▶ _Written problem_:
Without the pictures, repeat the listing character for character.

▶ _Collected material_:
===

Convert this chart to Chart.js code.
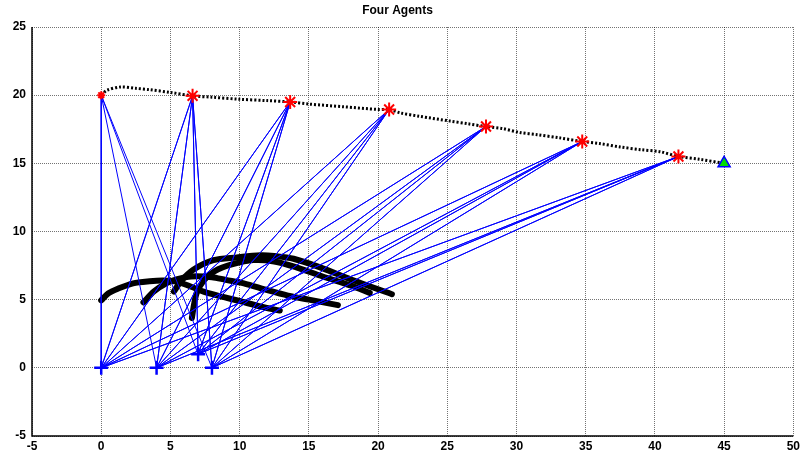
<!DOCTYPE html>
<html>
<head>
<meta charset="utf-8">
<script src="https://cdn.jsdelivr.net/npm/chart.js@4/dist/chart.umd.min.js"></script>
<style>
html,body{margin:0;padding:0;background:#fff;}
#wrap{width:803px;height:459px;position:relative;}
</style>
</head>
<body>
<div id="wrap"><canvas id="c" width="803" height="459"></canvas></div>
<script>
// ---- data ----
const chartTitle = "Four Agents";
const xTickMin = -5, xTickMax = 50, xTickStep = 5;
const yTickMin = -5, yTickMax = 25, yTickStep = 5;

// target path (black dotted)
const pathX = [0,0.4,1.4,2.5,3.5,5,6.6,8,10,12,13.65,15,17.5,20,20.8,21.6,23,25.2,26.5,27.8,29,30.25,31.5,33.1,34.75,36,37.5,39,40.4,41.7,43.2,45];
const pathY = [20,20.35,20.6,20.5,20.4,20.2,19.95,19.85,19.7,19.6,19.5,19.35,19.15,18.95,18.95,18.7,18.45,18.1,17.9,17.7,17.55,17.26,17.1,16.87,16.6,16.45,16.2,16.0,15.85,15.5,15.3,15.0];

// sampled positions (red asterisks)
const starX = [0, 6.6, 13.65, 20.8, 27.8, 34.75, 41.7];
const starY = [20, 19.95, 19.5, 18.95, 17.7, 16.6, 15.5];

// final position (green triangle)
const goalX = [45];
const goalY = [15];

// agents (blue plus)
const agentX = [0, 4, 7, 8];
const agentY = [0, 0, 1, 0];

// thick black curves
const c1X = [0,0.5,1.2,2.3,3.5,4.5,5.5,6.5,7.5,8.8,10,11.5,12.9];
const c1Y = [4.95,5.45,5.8,6.2,6.35,6.4,6.3,5.95,5.55,5.2,4.9,4.5,4.2];
const c2X = [3.05,3.8,4.7,5.5,6.5,8,9,10.3,12,13.5,15,17.1];
const c2Y = [4.8,5.6,6.2,6.5,6.7,6.65,6.45,6.2,5.7,5.3,5.0,4.6];
const c3X = [6.55,6.7,6.9,7.4,8.2,9.5,11,12.5,14,16,18,19.4];
const c3Y = [3.65,4.6,5.5,6.4,7.1,7.6,7.9,7.8,7.4,6.7,6.05,5.5];
const c4X = [5.25,5.8,6.65,8.1,9.8,11.5,12.5,13.9,16,18,21];
const c4Y = [5.6,6.4,7.2,7.9,8.1,8.25,8.2,8.0,7.3,6.5,5.4];

// ---- build datasets ----
const pts = (xs, ys) => xs.map((x, i) => ({x: x, y: ys[i]}));
const datasets = [];

[[c1X,c1Y],[c2X,c2Y],[c3X,c3Y],[c4X,c4Y]].forEach(([xs, ys]) => {
  datasets.push({
    data: pts(xs, ys), showLine: true, borderColor: '#000', borderWidth: 6,
    pointRadius: 0, borderCapStyle: 'round', borderJoinStyle: 'round',
    tension: 0.3, order: 10
  });
});

// blue connection lines: each agent to every asterisk
agentX.forEach((ax, a) => {
  const d = [];
  starX.forEach((sx, s) => {
    d.push({x: sx, y: starY[s]});
    d.push({x: ax, y: agentY[a]});
  });
  datasets.push({
    data: d, showLine: true, borderColor: '#0000ff', borderWidth: 1,
    pointRadius: 0, tension: 0, order: 8
  });
});

datasets.push({
  data: pts(pathX, pathY), showLine: true, borderColor: '#000', borderWidth: 3,
  borderDash: [2, 2], pointRadius: 0, tension: 0.3, order: 6
});

datasets.push({
  data: pts(agentX, agentY), showLine: false, pointStyle: 'cross',
  pointRadius: 7, pointBorderColor: '#0000ff', pointBorderWidth: 2.5, order: 4
});

datasets.push({
  data: pts(starX, starY), showLine: false, pointStyle: 'star',
  pointRadius: starX.map((v, i) => i === 0 ? 4 : 7),
  pointBorderColor: '#ff0000', pointBorderWidth: 2, order: 2
});

datasets.push({
  data: pts(goalX, goalY), showLine: false, pointStyle: 'triangle',
  pointRadius: 7, pointBackgroundColor: '#00dd00', pointBorderColor: '#0000ff',
  pointBorderWidth: 1.5, order: 1
});

const tickFont = {family: 'Arial, "Liberation Sans", sans-serif', size: 12, weight: 'bold'};

// solid black axis lines on left and bottom
const axisLines = {
  id: 'axisLines',
  afterDatasetsDraw(chart) {
    const {ctx, chartArea: a} = chart;
    ctx.save();
    ctx.setLineDash([]);
    ctx.strokeStyle = '#000';
    ctx.lineWidth = 1.5;
    ctx.beginPath();
    ctx.moveTo(a.left, a.top);
    ctx.lineTo(a.left, a.bottom);
    ctx.lineTo(a.right, a.bottom);
    ctx.stroke();
    ctx.restore();
  }
};

new Chart(document.getElementById('c'), {
  type: 'scatter',
  data: {datasets: datasets},
  options: {
    responsive: false,
    animation: false,
    events: [],
    layout: {padding: {top: 0, right: 8, left: 0, bottom: 0}},
    plugins: {
      legend: {display: false},
      tooltip: {enabled: false},
      title: {
        display: true, text: chartTitle, color: '#000',
        font: {family: 'Arial, "Liberation Sans", sans-serif', size: 12, weight: 'bold'},
        padding: {top: 3, bottom: 9.6}
      }
    },
    scales: {
      x: {
        type: 'linear', min: xTickMin, max: xTickMax,
        ticks: {stepSize: xTickStep, color: '#000', font: tickFont, padding: 3, maxRotation: 0},
        grid: {color: 'rgba(0,0,0,0.55)', lineWidth: 1, drawTicks: false},
        border: {display: false, dash: [1, 1]},
        afterFit: s => { s.height = 23; }
      },
      y: {
        type: 'linear', min: yTickMin, max: yTickMax,
        ticks: {stepSize: yTickStep, color: '#000', font: tickFont, padding: 6},
        grid: {color: 'rgba(0,0,0,0.55)', lineWidth: 1, drawTicks: false},
        border: {display: false, dash: [1, 1]},
        afterFit: s => { s.width = 32; }
      }
    }
  },
  plugins: [axisLines]
});
</script>
</body>
</html>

===

▶ _Solved exercise_:
Convert this chart to Chart.js code.
<!DOCTYPE html>
<html>
<head>
<meta charset="utf-8">
<script src="https://cdn.jsdelivr.net/npm/chart.js@4/dist/chart.umd.min.js"></script>
<style>
html,body{margin:0;padding:0;background:#fff;}
#wrap{width:803px;height:459px;position:relative;}
</style>
</head>
<body>
<div id="wrap"><canvas id="c" width="803" height="459"></canvas></div>
<script>
// ---- data ----
const chartTitle = "Four Agents";
const xTickMin = -5, xTickMax = 50, xTickStep = 5;
const yTickMin = -5, yTickMax = 25, yTickStep = 5;

// target path (black dotted)
const pathX = [0,0.4,1.4,2.5,3.5,5,6.6,8,10,12,13.65,15,17.5,20,20.8,21.6,23,25.2,26.5,27.8,29,30.25,31.5,33.1,34.75,36,37.5,39,40.4,41.7,43.2,45];
const pathY = [20,20.35,20.6,20.5,20.4,20.2,19.95,19.85,19.7,19.6,19.5,19.35,19.15,18.95,18.95,18.7,18.45,18.1,17.9,17.7,17.55,17.26,17.1,16.87,16.6,16.45,16.2,16.0,15.85,15.5,15.3,15.0];

// sampled positions (red asterisks)
const starX = [0, 6.6, 13.65, 20.8, 27.8, 34.75, 41.7];
const starY = [20, 19.95, 19.5, 18.95, 17.7, 16.6, 15.5];

// final position (green triangle)
const goalX = [45];
const goalY = [15];

// agents (blue plus)
const agentX = [0, 4, 7, 8];
const agentY = [0, 0, 1, 0];

// thick black curves
const c1X = [0,0.5,1.2,2.3,3.5,4.5,5.5,6.5,7.5,8.8,10,11.5,12.9];
const c1Y = [4.95,5.45,5.8,6.2,6.35,6.4,6.3,5.95,5.55,5.2,4.9,4.5,4.2];
const c2X = [3.05,3.8,4.7,5.5,6.5,8,9,10.3,12,13.5,15,17.1];
const c2Y = [4.8,5.6,6.2,6.5,6.7,6.65,6.45,6.2,5.7,5.3,5.0,4.6];
const c3X = [6.55,6.7,6.9,7.4,8.2,9.5,11,12.5,14,16,18,19.4];
const c3Y = [3.65,4.6,5.5,6.4,7.1,7.6,7.9,7.8,7.4,6.7,6.05,5.5];
const c4X = [5.25,5.8,6.65,8.1,9.8,11.5,12.5,13.9,16,18,21];
const c4Y = [5.6,6.4,7.2,7.9,8.1,8.25,8.2,8.0,7.3,6.5,5.4];

// ---- build datasets ----
const pts = (xs, ys) => xs.map((x, i) => ({x: x, y: ys[i]}));
const datasets = [];

[[c1X,c1Y],[c2X,c2Y],[c3X,c3Y],[c4X,c4Y]].forEach(([xs, ys]) => {
  datasets.push({
    data: pts(xs, ys), showLine: true, borderColor: '#000', borderWidth: 6,
    pointRadius: 0, borderCapStyle: 'round', borderJoinStyle: 'round',
    tension: 0.3, order: 10
  });
});

// blue connection lines: each agent to every asterisk
agentX.forEach((ax, a) => {
  const d = [];
  starX.forEach((sx, s) => {
    d.push({x: sx, y: starY[s]});
    d.push({x: ax, y: agentY[a]});
  });
  datasets.push({
    data: d, showLine: true, borderColor: '#0000ff', borderWidth: 1,
    pointRadius: 0, tension: 0, order: 8
  });
});

datasets.push({
  data: pts(pathX, pathY), showLine: true, borderColor: '#000', borderWidth: 3,
  borderDash: [2, 2], pointRadius: 0, tension: 0.3, order: 6
});

datasets.push({
  data: pts(agentX, agentY), showLine: false, pointStyle: 'cross',
  pointRadius: 7, pointBorderColor: '#0000ff', pointBorderWidth: 2.5, order: 4
});

datasets.push({
  data: pts(starX, starY), showLine: false, pointStyle: 'star',
  pointRadius: starX.map((v, i) => i === 0 ? 4 : 7),
  pointBorderColor: '#ff0000', pointBorderWidth: 2, order: 2
});

datasets.push({
  data: pts(goalX, goalY), showLine: false, pointStyle: 'triangle',
  pointRadius: 7, pointBackgroundColor: '#00dd00', pointBorderColor: '#0000ff',
  pointBorderWidth: 1.5, order: 1
});

const tickFont = {family: 'Arial, "Liberation Sans", sans-serif', size: 12, weight: 'bold'};

// solid black axis lines on left and bottom
const axisLines = {
  id: 'axisLines',
  afterDatasetsDraw(chart) {
    const {ctx, chartArea: a} = chart;
    ctx.save();
    ctx.setLineDash([]);
    ctx.strokeStyle = '#000';
    ctx.lineWidth = 1.5;
    ctx.beginPath();
    ctx.moveTo(a.left, a.top);
    ctx.lineTo(a.left, a.bottom);
    ctx.lineTo(a.right, a.bottom);
    ctx.stroke();
    ctx.restore();
  }
};

new Chart(document.getElementById('c'), {
  type: 'scatter',
  data: {datasets: datasets},
  options: {
    responsive: false,
    animation: false,
    events: [],
    layout: {padding: {top: 0, right: 8, left: 0, bottom: 0}},
    plugins: {
      legend: {display: false},
      tooltip: {enabled: false},
      title: {
        display: true, text: chartTitle, color: '#000',
        font: {family: 'Arial, "Liberation Sans", sans-serif', size: 12, weight: 'bold'},
        padding: {top: 3, bottom: 9.6}
      }
    },
    scales: {
      x: {
        type: 'linear', min: xTickMin, max: xTickMax,
        ticks: {stepSize: xTickStep, color: '#000', font: tickFont, padding: 3, maxRotation: 0},
        grid: {color: 'rgba(0,0,0,0.55)', lineWidth: 1, drawTicks: false},
        border: {display: false, dash: [1, 1]},
        afterFit: s => { s.height = 23; }
      },
      y: {
        type: 'linear', min: yTickMin, max: yTickMax,
        ticks: {stepSize: yTickStep, color: '#000', font: tickFont, padding: 6},
        grid: {color: 'rgba(0,0,0,0.55)', lineWidth: 1, drawTicks: false},
        border: {display: false, dash: [1, 1]},
        afterFit: s => { s.width = 32; }
      }
    }
  },
  plugins: [axisLines]
});
</script>
</body>
</html>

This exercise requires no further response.